§ Set task: The data below should be restated word for word, with every picture omitted.

━━━━━━━━

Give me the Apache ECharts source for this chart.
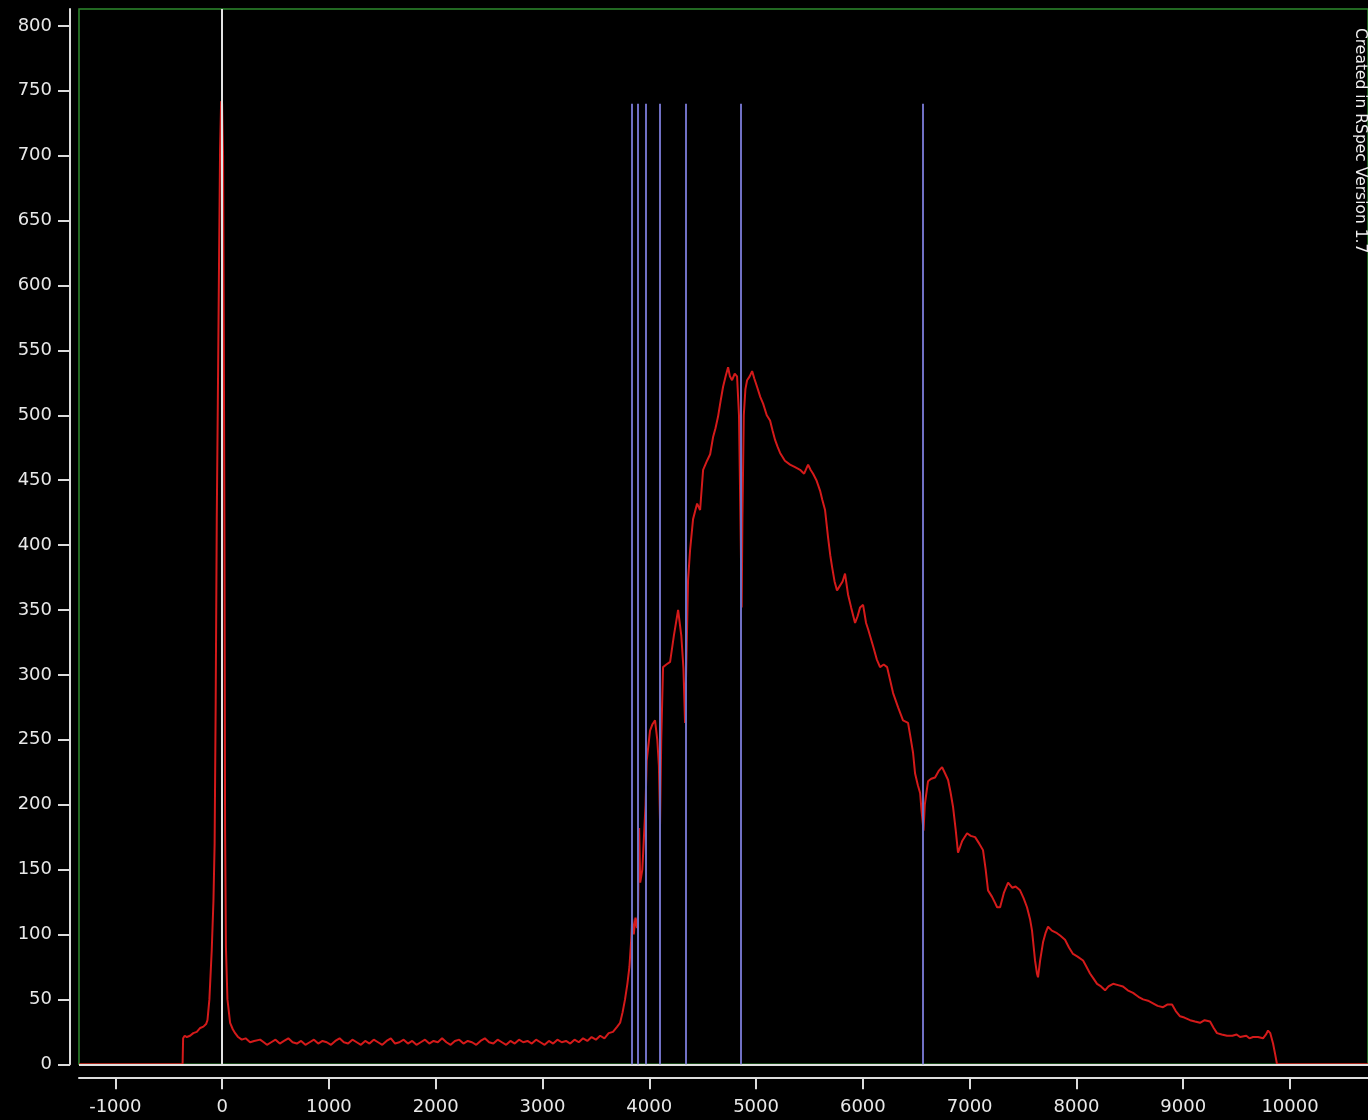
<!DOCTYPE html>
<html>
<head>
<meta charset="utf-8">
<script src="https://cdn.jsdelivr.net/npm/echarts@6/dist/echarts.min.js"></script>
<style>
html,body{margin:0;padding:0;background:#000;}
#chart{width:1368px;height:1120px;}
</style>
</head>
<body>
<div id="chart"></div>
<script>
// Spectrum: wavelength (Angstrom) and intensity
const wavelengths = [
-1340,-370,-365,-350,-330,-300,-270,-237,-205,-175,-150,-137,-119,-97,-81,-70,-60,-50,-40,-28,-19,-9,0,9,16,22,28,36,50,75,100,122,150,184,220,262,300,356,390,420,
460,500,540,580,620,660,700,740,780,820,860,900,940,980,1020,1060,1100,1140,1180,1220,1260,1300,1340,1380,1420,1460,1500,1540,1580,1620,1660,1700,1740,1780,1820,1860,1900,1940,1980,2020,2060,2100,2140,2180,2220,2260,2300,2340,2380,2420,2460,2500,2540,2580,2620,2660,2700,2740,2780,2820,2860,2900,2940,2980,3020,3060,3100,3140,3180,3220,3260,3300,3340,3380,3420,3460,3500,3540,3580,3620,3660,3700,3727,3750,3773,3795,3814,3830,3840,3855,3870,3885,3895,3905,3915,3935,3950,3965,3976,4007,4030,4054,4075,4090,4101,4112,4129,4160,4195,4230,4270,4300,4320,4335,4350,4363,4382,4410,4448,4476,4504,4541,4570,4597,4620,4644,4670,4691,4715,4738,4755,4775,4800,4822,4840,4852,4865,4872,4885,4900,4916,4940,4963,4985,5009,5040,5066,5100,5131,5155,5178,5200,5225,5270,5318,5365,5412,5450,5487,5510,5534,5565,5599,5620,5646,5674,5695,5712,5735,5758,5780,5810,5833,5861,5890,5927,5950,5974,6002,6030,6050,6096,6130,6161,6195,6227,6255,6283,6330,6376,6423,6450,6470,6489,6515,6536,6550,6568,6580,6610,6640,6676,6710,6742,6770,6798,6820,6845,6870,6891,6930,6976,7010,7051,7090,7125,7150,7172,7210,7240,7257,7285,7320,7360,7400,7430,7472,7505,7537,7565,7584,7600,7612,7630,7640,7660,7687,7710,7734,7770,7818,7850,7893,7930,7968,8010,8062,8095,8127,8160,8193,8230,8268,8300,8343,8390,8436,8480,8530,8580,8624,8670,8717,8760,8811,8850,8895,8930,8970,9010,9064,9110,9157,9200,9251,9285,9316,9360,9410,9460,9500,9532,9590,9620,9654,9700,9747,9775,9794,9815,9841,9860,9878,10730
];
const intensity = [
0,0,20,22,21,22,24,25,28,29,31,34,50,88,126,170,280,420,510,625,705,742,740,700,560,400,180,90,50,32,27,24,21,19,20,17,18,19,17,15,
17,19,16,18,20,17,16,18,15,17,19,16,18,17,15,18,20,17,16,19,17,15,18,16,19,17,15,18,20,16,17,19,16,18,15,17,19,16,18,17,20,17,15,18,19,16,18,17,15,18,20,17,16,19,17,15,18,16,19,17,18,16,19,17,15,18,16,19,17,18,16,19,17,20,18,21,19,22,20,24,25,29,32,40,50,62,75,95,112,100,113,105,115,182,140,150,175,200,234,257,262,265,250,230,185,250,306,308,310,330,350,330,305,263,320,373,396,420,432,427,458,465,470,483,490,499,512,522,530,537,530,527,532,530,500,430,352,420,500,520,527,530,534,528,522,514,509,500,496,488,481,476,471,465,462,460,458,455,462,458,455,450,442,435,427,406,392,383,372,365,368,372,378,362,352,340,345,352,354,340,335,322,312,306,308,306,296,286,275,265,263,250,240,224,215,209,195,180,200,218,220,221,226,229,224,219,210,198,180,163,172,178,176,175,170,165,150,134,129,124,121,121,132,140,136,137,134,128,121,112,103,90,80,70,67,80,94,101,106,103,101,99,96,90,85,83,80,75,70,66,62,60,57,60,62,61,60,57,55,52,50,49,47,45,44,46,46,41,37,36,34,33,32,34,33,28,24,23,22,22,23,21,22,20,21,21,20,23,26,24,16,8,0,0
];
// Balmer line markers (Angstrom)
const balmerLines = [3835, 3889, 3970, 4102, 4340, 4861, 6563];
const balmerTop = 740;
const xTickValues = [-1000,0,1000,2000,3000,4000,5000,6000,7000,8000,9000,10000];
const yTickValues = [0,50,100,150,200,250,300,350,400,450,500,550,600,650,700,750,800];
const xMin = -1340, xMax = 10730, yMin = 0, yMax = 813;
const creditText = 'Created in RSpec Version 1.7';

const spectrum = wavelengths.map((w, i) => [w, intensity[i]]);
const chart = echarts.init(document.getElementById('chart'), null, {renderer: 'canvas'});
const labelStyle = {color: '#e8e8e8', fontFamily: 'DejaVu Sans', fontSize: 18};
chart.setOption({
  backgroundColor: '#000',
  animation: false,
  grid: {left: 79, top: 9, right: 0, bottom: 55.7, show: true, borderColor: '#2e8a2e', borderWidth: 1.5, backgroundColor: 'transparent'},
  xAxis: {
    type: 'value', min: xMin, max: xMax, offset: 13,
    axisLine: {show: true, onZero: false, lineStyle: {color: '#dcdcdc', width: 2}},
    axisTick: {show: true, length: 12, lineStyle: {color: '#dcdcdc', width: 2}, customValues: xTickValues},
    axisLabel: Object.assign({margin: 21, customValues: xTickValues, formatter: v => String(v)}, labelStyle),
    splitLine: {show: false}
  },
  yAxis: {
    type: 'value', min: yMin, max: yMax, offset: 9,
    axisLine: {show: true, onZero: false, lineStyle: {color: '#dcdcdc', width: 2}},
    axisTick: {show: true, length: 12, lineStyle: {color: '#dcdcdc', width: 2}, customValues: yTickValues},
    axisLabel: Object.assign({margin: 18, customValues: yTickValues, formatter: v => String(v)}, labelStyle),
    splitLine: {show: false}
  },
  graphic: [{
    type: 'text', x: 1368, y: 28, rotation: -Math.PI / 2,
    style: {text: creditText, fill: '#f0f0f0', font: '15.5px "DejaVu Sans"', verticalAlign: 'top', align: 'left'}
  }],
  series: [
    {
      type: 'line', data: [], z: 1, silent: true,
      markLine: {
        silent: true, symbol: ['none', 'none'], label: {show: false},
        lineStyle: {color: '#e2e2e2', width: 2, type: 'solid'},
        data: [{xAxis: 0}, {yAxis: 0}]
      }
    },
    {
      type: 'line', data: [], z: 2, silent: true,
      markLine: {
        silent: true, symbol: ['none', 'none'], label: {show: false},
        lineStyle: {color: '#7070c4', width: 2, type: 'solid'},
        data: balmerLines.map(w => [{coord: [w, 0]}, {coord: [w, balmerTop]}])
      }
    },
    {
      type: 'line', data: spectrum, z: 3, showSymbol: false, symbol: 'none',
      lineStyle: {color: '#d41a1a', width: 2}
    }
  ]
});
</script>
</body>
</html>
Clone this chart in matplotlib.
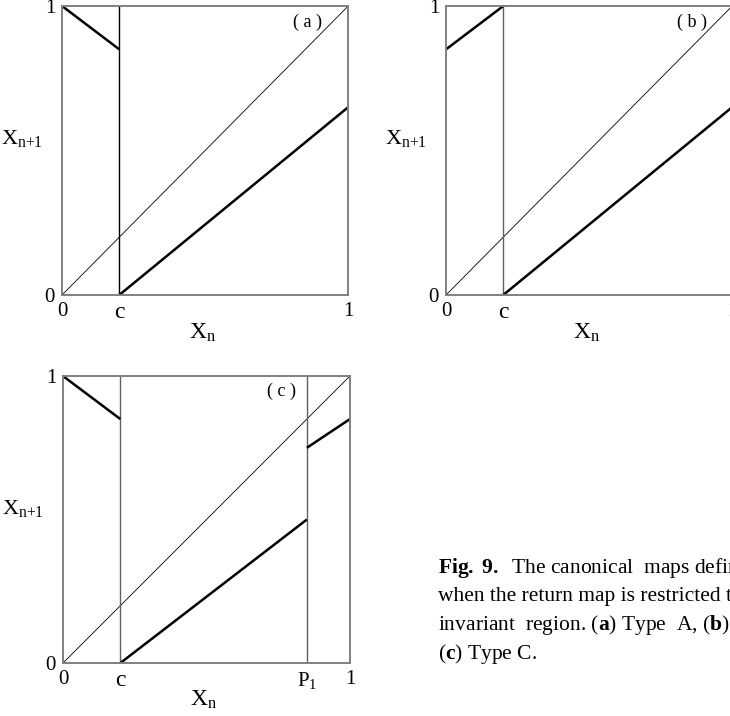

━━━━━━━━

§ Task result:
Give me the Apache ECharts source for this chart.
<!DOCTYPE html>
<html>
<head>
<meta charset="utf-8">
<script src="https://cdn.jsdelivr.net/npm/echarts@6/dist/echarts.min.js"></script>
<style>
html,body{margin:0;padding:0;background:#000;}
#chart{width:1368px;height:1120px;}
</style>
</head>
<body>
<div id="chart"></div>
<script>
// Spectrum: wavelength (Angstrom) and intensity
const wavelengths = [
-1340,-370,-365,-350,-330,-300,-270,-237,-205,-175,-150,-137,-119,-97,-81,-70,-60,-50,-40,-28,-19,-9,0,9,16,22,28,36,50,75,100,122,150,184,220,262,300,356,390,420,
460,500,540,580,620,660,700,740,780,820,860,900,940,980,1020,1060,1100,1140,1180,1220,1260,1300,1340,1380,1420,1460,1500,1540,1580,1620,1660,1700,1740,1780,1820,1860,1900,1940,1980,2020,2060,2100,2140,2180,2220,2260,2300,2340,2380,2420,2460,2500,2540,2580,2620,2660,2700,2740,2780,2820,2860,2900,2940,2980,3020,3060,3100,3140,3180,3220,3260,3300,3340,3380,3420,3460,3500,3540,3580,3620,3660,3700,3727,3750,3773,3795,3814,3830,3840,3855,3870,3885,3895,3905,3915,3935,3950,3965,3976,4007,4030,4054,4075,4090,4101,4112,4129,4160,4195,4230,4270,4300,4320,4335,4350,4363,4382,4410,4448,4476,4504,4541,4570,4597,4620,4644,4670,4691,4715,4738,4755,4775,4800,4822,4840,4852,4865,4872,4885,4900,4916,4940,4963,4985,5009,5040,5066,5100,5131,5155,5178,5200,5225,5270,5318,5365,5412,5450,5487,5510,5534,5565,5599,5620,5646,5674,5695,5712,5735,5758,5780,5810,5833,5861,5890,5927,5950,5974,6002,6030,6050,6096,6130,6161,6195,6227,6255,6283,6330,6376,6423,6450,6470,6489,6515,6536,6550,6568,6580,6610,6640,6676,6710,6742,6770,6798,6820,6845,6870,6891,6930,6976,7010,7051,7090,7125,7150,7172,7210,7240,7257,7285,7320,7360,7400,7430,7472,7505,7537,7565,7584,7600,7612,7630,7640,7660,7687,7710,7734,7770,7818,7850,7893,7930,7968,8010,8062,8095,8127,8160,8193,8230,8268,8300,8343,8390,8436,8480,8530,8580,8624,8670,8717,8760,8811,8850,8895,8930,8970,9010,9064,9110,9157,9200,9251,9285,9316,9360,9410,9460,9500,9532,9590,9620,9654,9700,9747,9775,9794,9815,9841,9860,9878,10730
];
const intensity = [
0,0,20,22,21,22,24,25,28,29,31,34,50,88,126,170,280,420,510,625,705,742,740,700,560,400,180,90,50,32,27,24,21,19,20,17,18,19,17,15,
17,19,16,18,20,17,16,18,15,17,19,16,18,17,15,18,20,17,16,19,17,15,18,16,19,17,15,18,20,16,17,19,16,18,15,17,19,16,18,17,20,17,15,18,19,16,18,17,15,18,20,17,16,19,17,15,18,16,19,17,18,16,19,17,15,18,16,19,17,18,16,19,17,20,18,21,19,22,20,24,25,29,32,40,50,62,75,95,112,100,113,105,115,182,140,150,175,200,234,257,262,265,250,230,185,250,306,308,310,330,350,330,305,263,320,373,396,420,432,427,458,465,470,483,490,499,512,522,530,537,530,527,532,530,500,430,352,420,500,520,527,530,534,528,522,514,509,500,496,488,481,476,471,465,462,460,458,455,462,458,455,450,442,435,427,406,392,383,372,365,368,372,378,362,352,340,345,352,354,340,335,322,312,306,308,306,296,286,275,265,263,250,240,224,215,209,195,180,200,218,220,221,226,229,224,219,210,198,180,163,172,178,176,175,170,165,150,134,129,124,121,121,132,140,136,137,134,128,121,112,103,90,80,70,67,80,94,101,106,103,101,99,96,90,85,83,80,75,70,66,62,60,57,60,62,61,60,57,55,52,50,49,47,45,44,46,46,41,37,36,34,33,32,34,33,28,24,23,22,22,23,21,22,20,21,21,20,23,26,24,16,8,0,0
];
// Balmer line markers (Angstrom)
const balmerLines = [3835, 3889, 3970, 4102, 4340, 4861, 6563];
const balmerTop = 740;
const xTickValues = [-1000,0,1000,2000,3000,4000,5000,6000,7000,8000,9000,10000];
const yTickValues = [0,50,100,150,200,250,300,350,400,450,500,550,600,650,700,750,800];
const xMin = -1340, xMax = 10730, yMin = 0, yMax = 813;
const creditText = 'Created in RSpec Version 1.7';

const spectrum = wavelengths.map((w, i) => [w, intensity[i]]);
const chart = echarts.init(document.getElementById('chart'), null, {renderer: 'canvas'});
const labelStyle = {color: '#e8e8e8', fontFamily: 'DejaVu Sans', fontSize: 18};
chart.setOption({
  backgroundColor: '#000',
  animation: false,
  grid: {left: 79, top: 9, right: 0, bottom: 55.7, show: true, borderColor: '#2e8a2e', borderWidth: 1.5, backgroundColor: 'transparent'},
  xAxis: {
    type: 'value', min: xMin, max: xMax, offset: 13,
    axisLine: {show: true, onZero: false, lineStyle: {color: '#dcdcdc', width: 2}},
    axisTick: {show: true, length: 12, lineStyle: {color: '#dcdcdc', width: 2}, customValues: xTickValues},
    axisLabel: Object.assign({margin: 21, customValues: xTickValues, formatter: v => String(v)}, labelStyle),
    splitLine: {show: false}
  },
  yAxis: {
    type: 'value', min: yMin, max: yMax, offset: 9,
    axisLine: {show: true, onZero: false, lineStyle: {color: '#dcdcdc', width: 2}},
    axisTick: {show: true, length: 12, lineStyle: {color: '#dcdcdc', width: 2}, customValues: yTickValues},
    axisLabel: Object.assign({margin: 18, customValues: yTickValues, formatter: v => String(v)}, labelStyle),
    splitLine: {show: false}
  },
  graphic: [{
    type: 'text', x: 1368, y: 28, rotation: -Math.PI / 2,
    style: {text: creditText, fill: '#f0f0f0', font: '15.5px "DejaVu Sans"', verticalAlign: 'top', align: 'left'}
  }],
  series: [
    {
      type: 'line', data: [], z: 1, silent: true,
      markLine: {
        silent: true, symbol: ['none', 'none'], label: {show: false},
        lineStyle: {color: '#e2e2e2', width: 2, type: 'solid'},
        data: [{xAxis: 0}, {yAxis: 0}]
      }
    },
    {
      type: 'line', data: [], z: 2, silent: true,
      markLine: {
        silent: true, symbol: ['none', 'none'], label: {show: false},
        lineStyle: {color: '#7070c4', width: 2, type: 'solid'},
        data: balmerLines.map(w => [{coord: [w, 0]}, {coord: [w, balmerTop]}])
      }
    },
    {
      type: 'line', data: spectrum, z: 3, showSymbol: false, symbol: 'none',
      lineStyle: {color: '#d41a1a', width: 2}
    }
  ]
});
</script>
</body>
</html>
Clone this chart in matplotlib.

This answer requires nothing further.